DO THIS. Omit every picture, and retype the lines that run from the beginning of the data below through the line containing "WEEKS_P2 = [8, 12, 20, 24]", inclusive.

COLLECTED DATA.
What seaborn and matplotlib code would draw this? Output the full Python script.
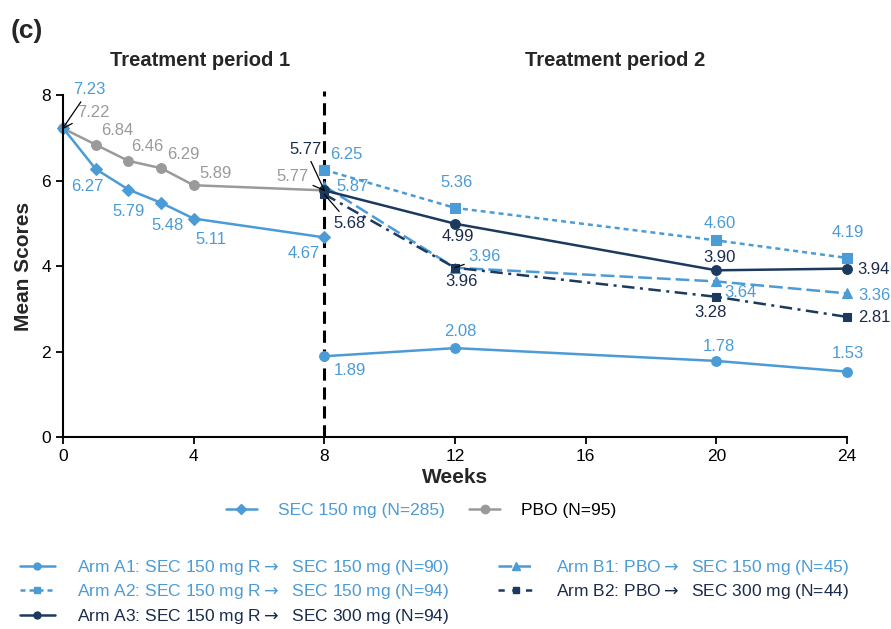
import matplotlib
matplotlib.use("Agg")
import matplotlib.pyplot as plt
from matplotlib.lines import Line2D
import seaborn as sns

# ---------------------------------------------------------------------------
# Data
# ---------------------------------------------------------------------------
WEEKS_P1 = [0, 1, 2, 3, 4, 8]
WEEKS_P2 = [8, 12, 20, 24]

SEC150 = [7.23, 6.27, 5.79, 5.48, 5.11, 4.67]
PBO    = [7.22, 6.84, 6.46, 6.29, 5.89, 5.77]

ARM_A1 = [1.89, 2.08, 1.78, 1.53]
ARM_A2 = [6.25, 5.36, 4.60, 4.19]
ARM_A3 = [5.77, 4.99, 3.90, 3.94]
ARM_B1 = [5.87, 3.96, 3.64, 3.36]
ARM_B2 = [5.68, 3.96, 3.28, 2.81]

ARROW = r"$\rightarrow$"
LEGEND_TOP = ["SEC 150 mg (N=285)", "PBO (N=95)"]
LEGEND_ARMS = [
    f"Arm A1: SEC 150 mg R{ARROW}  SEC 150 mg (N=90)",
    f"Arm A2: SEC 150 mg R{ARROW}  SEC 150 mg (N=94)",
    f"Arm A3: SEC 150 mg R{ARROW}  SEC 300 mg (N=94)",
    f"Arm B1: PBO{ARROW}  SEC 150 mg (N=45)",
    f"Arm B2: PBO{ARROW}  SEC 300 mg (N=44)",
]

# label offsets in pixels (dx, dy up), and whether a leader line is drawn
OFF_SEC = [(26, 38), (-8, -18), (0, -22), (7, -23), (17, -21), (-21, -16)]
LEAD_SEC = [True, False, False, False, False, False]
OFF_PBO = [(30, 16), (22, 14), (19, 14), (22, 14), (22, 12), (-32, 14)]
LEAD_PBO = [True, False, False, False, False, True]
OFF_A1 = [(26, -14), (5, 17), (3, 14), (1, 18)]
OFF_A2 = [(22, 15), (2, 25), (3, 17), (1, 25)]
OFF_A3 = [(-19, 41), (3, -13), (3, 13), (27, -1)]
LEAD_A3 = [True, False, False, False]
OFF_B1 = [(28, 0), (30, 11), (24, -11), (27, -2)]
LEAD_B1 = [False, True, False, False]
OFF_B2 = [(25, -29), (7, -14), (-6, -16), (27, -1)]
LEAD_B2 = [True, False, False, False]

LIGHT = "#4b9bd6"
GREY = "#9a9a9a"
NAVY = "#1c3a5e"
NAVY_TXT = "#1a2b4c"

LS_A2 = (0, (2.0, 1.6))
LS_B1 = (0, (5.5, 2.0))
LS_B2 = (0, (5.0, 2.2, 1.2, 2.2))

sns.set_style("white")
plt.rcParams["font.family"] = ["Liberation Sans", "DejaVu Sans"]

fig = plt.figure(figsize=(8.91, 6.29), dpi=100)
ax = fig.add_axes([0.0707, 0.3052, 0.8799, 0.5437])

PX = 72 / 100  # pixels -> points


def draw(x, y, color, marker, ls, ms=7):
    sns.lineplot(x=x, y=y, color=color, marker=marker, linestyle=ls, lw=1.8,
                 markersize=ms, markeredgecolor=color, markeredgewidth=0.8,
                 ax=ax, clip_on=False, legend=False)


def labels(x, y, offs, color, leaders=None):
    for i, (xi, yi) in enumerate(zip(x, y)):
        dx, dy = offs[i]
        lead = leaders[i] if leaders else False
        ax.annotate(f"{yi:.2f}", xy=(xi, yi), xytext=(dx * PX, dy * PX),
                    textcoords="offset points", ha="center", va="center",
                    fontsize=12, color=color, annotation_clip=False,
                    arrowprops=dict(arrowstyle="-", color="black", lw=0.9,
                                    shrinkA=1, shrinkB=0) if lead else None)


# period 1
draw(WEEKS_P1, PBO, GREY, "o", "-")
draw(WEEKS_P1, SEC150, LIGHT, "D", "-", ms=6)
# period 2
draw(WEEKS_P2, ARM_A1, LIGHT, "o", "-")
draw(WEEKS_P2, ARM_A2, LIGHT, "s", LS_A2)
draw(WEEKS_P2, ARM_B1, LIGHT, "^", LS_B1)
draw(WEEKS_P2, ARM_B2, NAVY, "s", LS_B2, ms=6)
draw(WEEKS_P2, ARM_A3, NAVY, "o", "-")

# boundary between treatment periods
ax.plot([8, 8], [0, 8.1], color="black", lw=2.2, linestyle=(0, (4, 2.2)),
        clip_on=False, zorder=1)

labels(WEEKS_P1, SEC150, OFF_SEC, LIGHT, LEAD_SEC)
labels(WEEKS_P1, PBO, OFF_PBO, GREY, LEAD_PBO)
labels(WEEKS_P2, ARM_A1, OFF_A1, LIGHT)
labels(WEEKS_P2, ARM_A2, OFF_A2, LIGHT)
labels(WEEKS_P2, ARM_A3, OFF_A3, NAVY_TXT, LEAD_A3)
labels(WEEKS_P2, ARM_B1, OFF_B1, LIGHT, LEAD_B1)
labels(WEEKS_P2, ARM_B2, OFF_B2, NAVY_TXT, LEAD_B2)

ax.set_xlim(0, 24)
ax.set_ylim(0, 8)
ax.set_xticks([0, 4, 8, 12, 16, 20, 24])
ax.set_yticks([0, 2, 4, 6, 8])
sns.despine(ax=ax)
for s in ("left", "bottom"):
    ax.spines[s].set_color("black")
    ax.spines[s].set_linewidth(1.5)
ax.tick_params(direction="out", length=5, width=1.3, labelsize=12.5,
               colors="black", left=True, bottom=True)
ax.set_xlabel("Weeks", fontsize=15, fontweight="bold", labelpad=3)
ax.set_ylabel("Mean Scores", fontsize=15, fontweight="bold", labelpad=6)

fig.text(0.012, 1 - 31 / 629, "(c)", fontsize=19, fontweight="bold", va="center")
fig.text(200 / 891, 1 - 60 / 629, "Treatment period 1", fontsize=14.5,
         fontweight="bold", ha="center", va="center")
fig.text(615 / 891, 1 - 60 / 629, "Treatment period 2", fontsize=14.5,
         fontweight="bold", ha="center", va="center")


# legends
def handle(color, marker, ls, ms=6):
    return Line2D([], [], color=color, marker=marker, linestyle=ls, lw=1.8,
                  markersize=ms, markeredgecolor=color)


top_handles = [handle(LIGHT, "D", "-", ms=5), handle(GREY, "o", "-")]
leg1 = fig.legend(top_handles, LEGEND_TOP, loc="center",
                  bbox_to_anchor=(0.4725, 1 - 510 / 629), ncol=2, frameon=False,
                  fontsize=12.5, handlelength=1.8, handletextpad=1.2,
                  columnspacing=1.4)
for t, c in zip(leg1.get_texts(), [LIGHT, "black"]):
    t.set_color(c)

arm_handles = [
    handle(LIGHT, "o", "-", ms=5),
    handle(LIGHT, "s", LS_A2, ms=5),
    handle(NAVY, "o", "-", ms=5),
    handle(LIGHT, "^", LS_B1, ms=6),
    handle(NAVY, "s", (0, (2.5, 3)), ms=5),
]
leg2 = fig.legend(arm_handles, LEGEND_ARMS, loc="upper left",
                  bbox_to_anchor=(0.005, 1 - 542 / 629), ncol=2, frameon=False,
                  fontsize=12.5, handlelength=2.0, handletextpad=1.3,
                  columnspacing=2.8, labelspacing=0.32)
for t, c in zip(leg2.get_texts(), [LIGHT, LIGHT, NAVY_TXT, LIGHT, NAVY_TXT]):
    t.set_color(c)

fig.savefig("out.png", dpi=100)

COMPLETE RESPONSE.
What seaborn and matplotlib code would draw this? Output the full Python script.
import matplotlib
matplotlib.use("Agg")
import matplotlib.pyplot as plt
from matplotlib.lines import Line2D
import seaborn as sns

# ---------------------------------------------------------------------------
# Data
# ---------------------------------------------------------------------------
WEEKS_P1 = [0, 1, 2, 3, 4, 8]
WEEKS_P2 = [8, 12, 20, 24]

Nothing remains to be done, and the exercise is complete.